Until recently, market optimism presented us with wonderful opportunities . . . to catch up on sleep. Indeed, we found few compelling investment opportunities as the stock prices of top quality companies appeared irrationally high. Current market pessimism has jolted us awake. Although stock prices are still high on a historical basis, the recent pessimism, though tragic in its origin, has resulted in relatively more rational stock pricing and, consequently, presented fruitful options for the wise allocation of capital.
We must acknowledge that we do not know whether the coronavirus outbreak in China will expand into a global pandemic, and we do not know how the outbreak will ultimately affect the global economy or individual companies. Nor does anyone else. However, those factors do not influence our investment decisions. Importantly, we believe that attempting to predict those outcomes and how they will affect the movement of markets and stock prices is sheer folly. The speculator who experiences some great success is condemned to even greater failure - a fool and his money are soon parted (perhaps Gordon Gekko was more accurate - a fool and his money are lucky enough to get together in the first place). We remove the guess work. Our decisions are anchored instead by the concept of intrinsic value.
We distill the Durable Stocks approach down to two simple concepts: 1) buy wonderful businesses to own for the long term, and 2) buy them at rational prices relative to their intrinsic values. Once we have identified a wonderful business, we determine its intrinsic value by conservatively estimating the present value of its future earnings (as illustrated below).
There are a small number of wonderful companies (companies with strong competitive moats that offer products or services for which there will be long term demand) that we would want to buy at the right price. One such company is Boeing. Here we will dispense with the corporate portraiture. Boeing clearly lost its way and the results were tragic and unacceptable. Thus, we would not even consider Boeing if new management had not been installed. In view of its new management, we consider Boeing to be a wonderful company. As a member of a duopoly, it faces limited competition. Its customer relationships are sticky because airline crews are trained for specific equipment. It earns high returns on capital. There is reasonably foreseeable long-term demand for its products though the journey may be bumpy.
To succeed, Boeing needs to regain the public's trust. It will deservedly be under intense scrutiny for quite some time. We are encouraged by Horace: "Many shall be restored that now are fallen and many shall fall that now are in honor."
Current market conditions and the company's specific problems have driven the market capitalization down to about $171 Billion. We estimate that the intrinsic value is somewhat higher at about $191 Billion. The basis for the intrinsic value estimate is as follows:
First, we determine a reasonable growth rate. The free cash flow rose from $1,94B in 2003 to $13.6B in 2018, an increase of 12.23% compounded annually.
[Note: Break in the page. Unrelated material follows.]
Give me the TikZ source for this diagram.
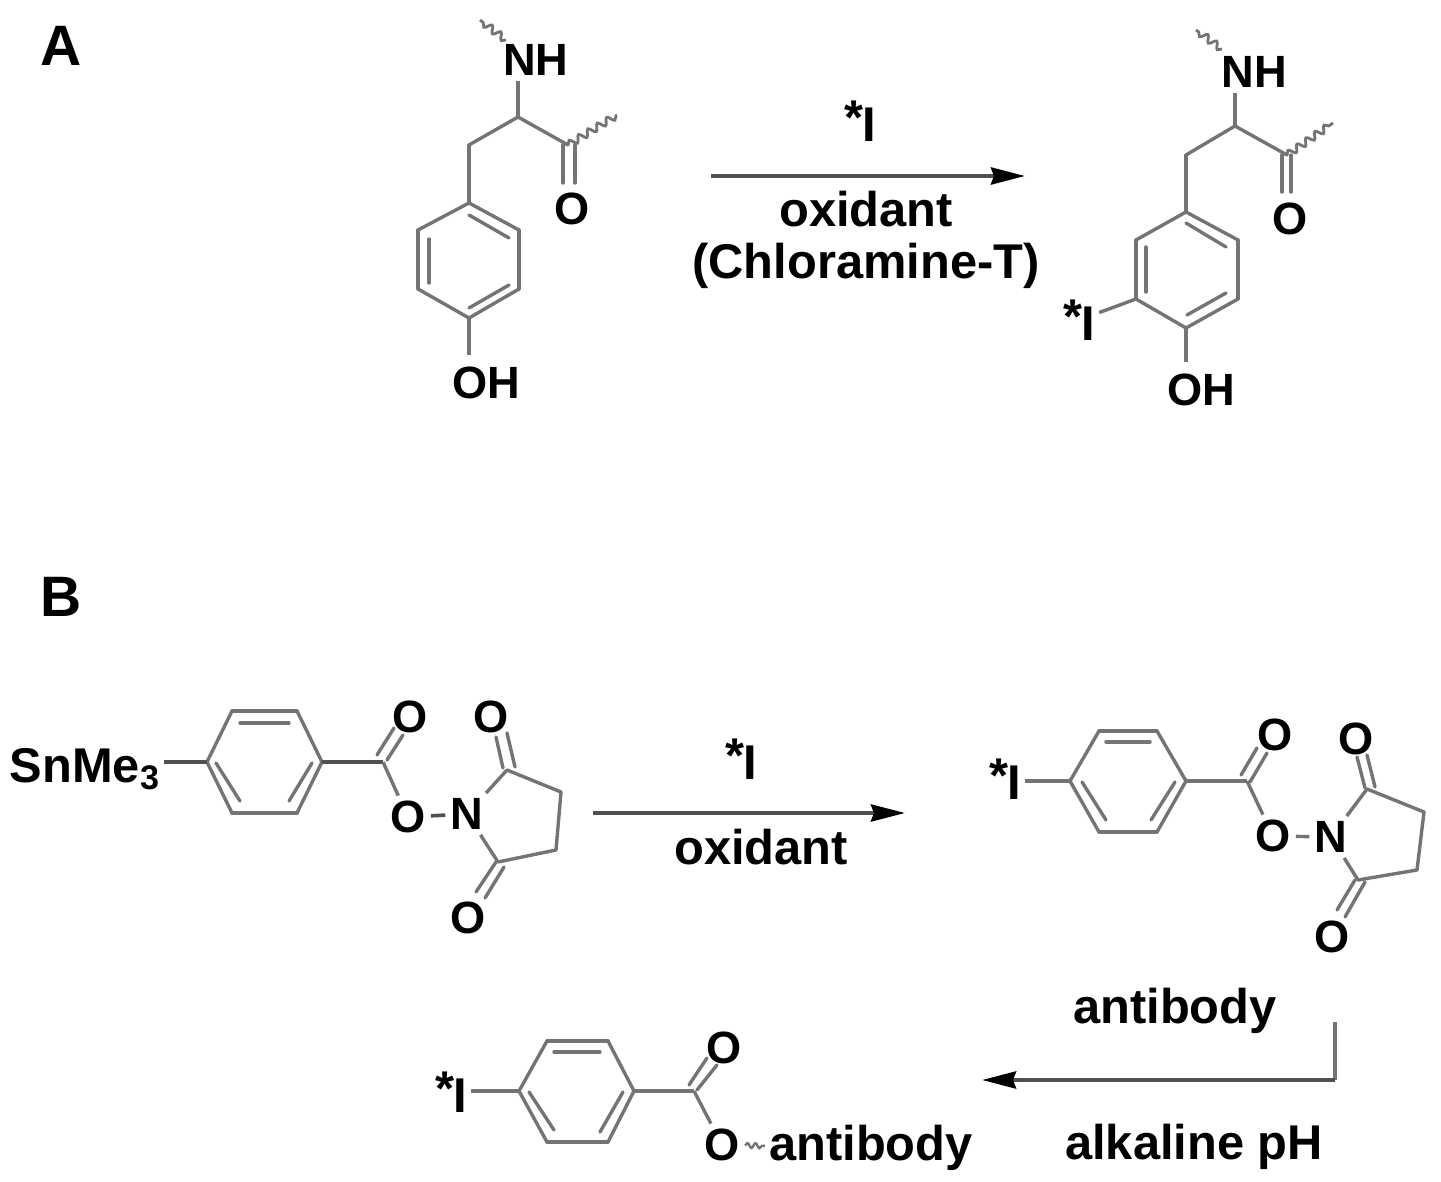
\documentclass[tikz,border=0pt]{standalone}
\usepackage{fontspec}
\setmainfont{Liberation Sans}
\usetikzlibrary{arrows.meta,decorations.pathmorphing}
\definecolor{bondgray}{HTML}{747474}
\definecolor{arrowgray}{HTML}{505050}
\newcommand{\starI}{\raisebox{3.5pt}{*}\kern-0.5pt I}
\tikzset{
    atom/.style={
        inner sep=2.5pt,
        font=\fontsize{22.6}{24}\selectfont\bfseries },
    reagent/.style={
        inner sep=2pt,
        font=\fontsize{24.4}{28}\selectfont\bfseries },
    panel/.style={
        inner sep=0pt,
        font=\fontsize{28.5}{30}\selectfont\bfseries },
    bond/.style={
        bondgray,
        line width=1.7pt },
    darkbond/.style={
        arrowgray,
        line width=1.8pt },
    wavy/.style={
        bondgray,
        line width=1.4pt,
        decorate,
        decoration={snake,segment length=5.5pt,amplitude=1.7pt} },
    react/.style={
        arrowgray,
        line width=2pt,
        -{Stealth[length=17pt,width=8.5pt,inset=1.5pt,black]} } }

\begin{document}
\begin{tikzpicture}[x=0.5pt,y=-0.5pt]
\useasboundingbox (0,0) rectangle (1441,1182);

\node[panel] (A) at (61,46) {A};
\node[panel] (B) at (61,597) {B};

% tyrosine
\foreach \n/\x/\y in {
    a1/469/203, a2/519/230, a3/519/289, a4/469/318, a5/418/289, a6/418/230,
    a7/469/145, a8/518/117, a9/568/145,
    a21/469/215, a22/509/238, a61/429/239, a51/429/283, a41/469/308, a31/509/285,
    a91/563/145, a92/563/183, a93/575/145, a94/575/183,
    a95/617/115, a96/506/40, a97/480/20}
    \coordinate (\n) at (\x,\y);

\node[atom] (a_NH) at (536,60) {NH};
\node[atom] (a_O) at (572,209) {O};
\node[atom,inner sep=6pt] (a_OH) at (486,383) {OH};

\foreach \p/\q in {a1/a2, a2/a3, a3/a4, a4/a5, a5/a6, a6/a1, a1/a7, a7/a8, a8/a9,
    a21/a22, a61/a51, a41/a31, a91/a92, a93/a94}
    \draw[bond,line cap=round] (\p) -- (\q);
\draw[bond] (a8) -- (a8 |- a_NH.south);
\draw[bond] (a4) -- (a4 |- a_OH.north);
\draw[wavy] (a9) -- (a95);
\draw[wavy] (a96) -- (a97);

% iodinated tyrosine
\foreach \n/\x/\y in {
    c1/1186/212, c2/1238/240, c3/1238/299, c4/1186/328, c5/1136/299, c6/1136/240,
    c7/1186/155, c8/1235/126, c9/1287/155,
    c21/1186/223, c22/1226/247, c61/1146/247, c51/1146/292, c41/1187/315, c31/1226/293,
    c91/1282/155, c92/1282/192, c93/1291/155, c94/1291/192,
    c95/1333/123, c96/1222/49, c97/1196/30}
    \coordinate (\n) at (\x,\y);

\node[atom] (c_NH) at (1254,72) {NH};
\node[atom] (c_O) at (1290,219) {O};
\node[atom,inner sep=6pt] (c_OH) at (1201,390) {OH};
\node[reagent] (c_I) at (1079,320) {\starI};

\foreach \p/\q in {c1/c2, c2/c3, c3/c4, c4/c5, c5/c6, c6/c1, c1/c7, c7/c8, c8/c9,
    c21/c22, c61/c51, c41/c31, c91/c92, c93/c94}
    \draw[bond,line cap=round] (\p) -- (\q);
\draw[bond] (c8) -- (c8 |- c_NH.south);
\draw[bond] (c4) -- (c4 |- c_OH.north);
\draw[bond] (c5) -- (c_I);
\draw[wavy] (c9) -- (c95);
\draw[wavy] (c96) -- (c97);

\coordinate (r1s) at (711,176);
\coordinate (r1e) at (1025,176);
\draw[react] (r1s) -- (r1e);
\node[reagent] (r1_I) at (860,121) {\starI};
\node[reagent] (r1_ox) at (866,209) {oxidant};
\node[reagent] (r1_cl) at (866,266) {(Chloramine-T)};

% tin ester
\foreach \n/\x/\y in {
    d1/207/762, d2/232/711, d3/297/711, d4/322/762, d5/297/813, d6/232/813,
    d21/240/723, d31/289/723, d11/216/763, d61/240/801, d51/289/801, d41/312/763,
    d7/383/762, d71/377/755, d72/394/728, d73/387/760, d74/403/735,
    d8/507/770, d9/561/792, d10/556/850, d12/498/862,
    d81/496/737, d82/503/768, d83/507/733, d84/515/767,
    d121/476/892, d122/496/862, d123/485/898, d124/504/867}
    \coordinate (\n) at (\x,\y);

\node[reagent] (d_Sn) at (85,769) {SnMe\textsubscript{3}};
\node[atom] (d_O1) at (410,717) {O};
\node[atom] (d_O2) at (408,817) {O};
\node[atom] (d_N) at (467,814) {N};
\node[atom] (d_O3) at (491,717) {O};
\node[atom] (d_O4) at (468,918) {O};

\foreach \p/\q in {d1/d2, d2/d3, d3/d4, d4/d5, d5/d6, d6/d1,
    d21/d31, d11/d61, d51/d41, d71/d72, d73/d74,
    d8/d9, d9/d10, d10/d12, d81/d82, d83/d84, d121/d122, d123/d124}
    \draw[bond,line cap=round] (\p) -- (\q);
\draw[darkbond] (d_Sn.east |- d1) -- (d1);
\draw[darkbond] (d4) -- (d7);
\draw[bond] (d7) -- (d_O2);
\draw[darkbond] (d_O2) -- (d_N);
\draw[bond] (d_N) -- (d8);
\draw[bond] (d_N) -- (d12);

\coordinate (r2s) at (593,813);
\coordinate (r2e) at (905,813);
\draw[react] (r2s) -- (r2e);
\node[reagent] (r2_I) at (741,759) {\starI};
\node[reagent] (r2_ox) at (761,847) {oxidant};

% iodo ester
\foreach \n/\x/\y in {
    e1/1070/781, e2/1099/731, e3/1157/731, e4/1186/781, e5/1157/832, e6/1099/832,
    e21/1106/742, e31/1150/742, e11/1082/782, e61/1106/820, e51/1151/820, e41/1175/782,
    e7/1247/781, e71/1241/775, e72/1257/748, e73/1250/782, e74/1267/753,
    e8/1367/789, e9/1424/812, e10/1417/870, e12/1358/880,
    e81/1357/757, e82/1365/788, e83/1367/755, e84/1375/787,
    e121/1337/910, e122/1355/880, e123/1345/917, e124/1365/882}
    \coordinate (\n) at (\x,\y);

\node[reagent] (e_I) at (1005,779) {\starI};
\node[atom] (e_O1) at (1275,735) {O};
\node[atom] (e_O2) at (1273,836) {O};
\node[atom] (e_N) at (1331,837) {N};
\node[atom] (e_O3) at (1356,739) {O};
\node[atom] (e_O4) at (1332,937) {O};

\foreach \p/\q in {e1/e2, e2/e3, e3/e4, e4/e5, e5/e6, e6/e1,
    e21/e31, e11/e61, e51/e41, e71/e72, e73/e74,
    e8/e9, e9/e10, e10/e12, e81/e82, e83/e84, e121/e122, e123/e124}
    \draw[bond,line cap=round] (\p) -- (\q);
\draw[bond] (e_I.east |- e1) -- (e1);
\draw[bond] (e4) -- (e7);
\draw[bond] (e7) -- (e_O2);
\draw[bond] (e_O2) -- (e_N);
\draw[bond] (e_N) -- (e8);
\draw[bond] (e_N) -- (e12);

\coordinate (r3s) at (1335,1022);
\coordinate (r3c) at (1335,1080);
\coordinate (r3e) at (982,1080);
\draw[bond] (r3s) -- (r3c);
\draw[react] (r3c) -- (r3e);
\node[reagent] (r3_ab) at (1175,1011) {antibody};
\node[reagent] (r3_ph) at (1194,1147) {alkaline pH};

% labelled antibody
\foreach \n/\x/\y in {
    f1/519/1091, f2/547/1041, f3/608/1041, f4/634/1091, f5/608/1142, f6/547/1142,
    f21/554/1052, f31/600/1052, f11/529/1092, f61/554/1130, f51/600/1132, f41/623/1092,
    f7/694/1091, f71/689/1085, f72/707/1058, f73/697/1090, f74/717/1065}
    \coordinate (\n) at (\x,\y);

\node[reagent] (f_I) at (451,1092) {\starI};
\node[atom] (f_O1) at (724,1048) {O};
\node[atom] (f_O2) at (722,1145) {O};
\node[reagent] (f_ab) at (871,1148) {antibody};

\foreach \p/\q in {f1/f2, f2/f3, f3/f4, f4/f5, f5/f6, f6/f1,
    f21/f31, f11/f61, f51/f41, f71/f72, f73/f74}
    \draw[bond,line cap=round] (\p) -- (\q);
\draw[bond] (f_I.east |- f1) -- (f1);
\draw[bond] (f4) -- (f7);
\draw[bond] (f7) -- (f_O2);
\draw[wavy,line width=1.2pt,decoration={snake,segment length=4pt,amplitude=1.2pt}] (f_O2) -- (f_ab);

\end{tikzpicture}
\end{document}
If measured from 2007 when free cash flow was $7.85B, the increase was 5% compounded annually. To be conservative, we will use a 5% growth rate.
Next, we conservatively average the last three years' free case flow as shown below:
2016: $7.88B
2017: $11.61B
2018: $13.6B
Avg: $11.16B
Then, we apply the growth rate to that average free cash flow of $11.16B to determine an estimated free cash flow for each year of the following 10 year period, divide each year by a discount rate (we used 5% which appears conservative in view of the current 30 year bond rate under 2%), and sum the results for the 10 year period. The sum of estimated free cash flows for the 10 year period is $106.13B.
Finally, we add to the 10 year free cash flow a residual value determined by applying a long term growth rate of 2% after the 10 year period to be conservative. Using that rate, the original growth rate of 5% and the discount rate of 5%, we obtain the residual value of $85.12B. We add the residual value to the 10 year estimated free cash flows to arrive at an estimated intrinsic value of $191.26B. This result could change significantly depending on the growth rates and discount rates used in this approach. Nonetheless, it compares favorably with the market capitalization of $171B, apparently offering a small margin of safety.
Disclosure: The author owns shares of Boeing. This article does not represent a recommendation to buy or sell shares or engage in any other transaction.